Investment Property Taxation

Claim depreciation deductions in the lead up to the end of financial year
In the lead up to the end of financial year, owners of investment properties should arrange a tax depreciation schedule to be compiled by a specialist Quantity Surveyor. A tax depreciation schedule is a document which helps a property investor’s Accountant to process a claim for the depreciation of a building structure and the assets contained within the property.
The Australian Taxation Office (ATO) requires investors to report any income earned from a property investment as part of their income tax return. As part of this process, the ATO allows investment property owners to claim a deduction due to the wear and tear of a building structure and its fixtures over time. This claim is called depreciation. Depreciation is considered a non cash deduction, meaning investors do not need to spend any money to be able to claim it.

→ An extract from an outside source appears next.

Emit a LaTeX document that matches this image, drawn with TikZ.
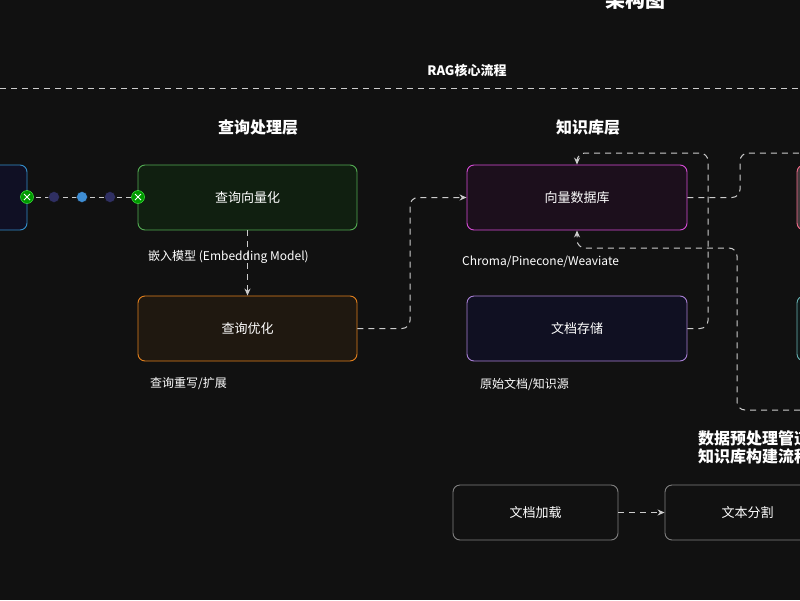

Property investors often assume they are ineligible or it is not worthwhile to claim depreciation because they think they have not owned the property for long enough or they believe their property is too old. The reality is, it is worthwhile making a claim on any property.
Claiming more depreciation from older properties
Property investors can claim tax depreciation in two ways, as a capital works deduction for the decline of the buildings structure and for the depreciation of all plant and equipment items contained both inside and outside of the property. ATO legislation states that owners of residential investment properties in which construction took place before the 18th of July 1985 are not entitled to claim capital works deductions. However, a capital works deduction may be available for any recent renovations that have been completed since this date. Owners of older properties should request a specialist Quantity Surveyor to conduct a site inspection to ensure no available claims are missed.
Despite the date restrictions on capital works claims, depreciation of plant and equipment can usually be claimed regardless of a buildings age. Therefore owners of all property types will still receive significant deductions. Some examples of plant and equipment items which may be claimed include carpets, stoves, blinds, hot water systems, light shades and heaters.
61 per cent of depreciation schedules prepared by BMT Tax Depreciation are for properties which have been pre-owned and 33 per cent of these are for properties built prior to 1985. BMT Tax Depreciation usually finds an average of $4,042 in annual depreciation during the first five years for the owners of investment properties which were built prior to 1985.
Owners of investment properties which are part of larger development complexes, such as units and apartments, are also entitled to claim common property items such as driveways, lifts, pool pumps, outdoor furniture and common stairways. Depreciation claims on common areas will substantially increase deductions for the owners of both new and older properties.
For many property investors, the additional income received from a depreciation claim can make a huge difference in turning what might be a negative cash-flow investment into a property which produces a positive cash-flow.
Claim $4,852 in 29 days
It is important to note that when a property has been owned and rented for only a short period, investors will still see substantial benefits by obtaining a depreciation schedule. Partial year deductions can often be maximised, resulting in extra cash for the owner.
Even if a property is purchased towards the end of the financial year, a tax depreciation specialist can find valuable deductions for the owner. For example, one owner who purchased a house for $550,000 and only began renting a property from the 2nd of June (29 days prior to the end of financial year), was able to claim $4,852 in depreciation for these 29 days.
It is important for investment property owners to contact a specialist Quantity Surveyor like BMT to conduct a site inspection and obtain a depreciation schedule leading up to the settlement of the property.
A specialist Quantity Surveyor can use legislative tools to make partial year claims more beneficial to property owners, regardless of the time a property is owned and rented. Methods such as immediate write-off and low-value pooling will increase deductions over a short period of time for the new owner.
Immediate write-off applies to any item within a property which costs less than $300. These items can be written off immediately regardless of how many days the property is owned in that year.
Low-value pooling is a method whereby depreciation of plant and equipment items is claimed at a higher rate to maximise deductions. Low cost assets and low-value assets are placed in a low-value pool where they can be claimed at a rate of 18.75% in the year of purchase and 37.5% for each year afterwards, regardless of how long the property has been owned and rented.
Seek expert advice
The ATO recognise Quantity Surveyors to be one of the few professionals with the appropriate construction costing skills to calculate the cost of items for depreciation purposes. Quantity Surveyors are qualified under the Tax Ruling 97/25 and also gain access to the latest ATO rulings and information through their affiliations with industry regulating bodies.
Quantity Surveyors work regularly with Property Managers and Accountants to maximise deductions available to property investors.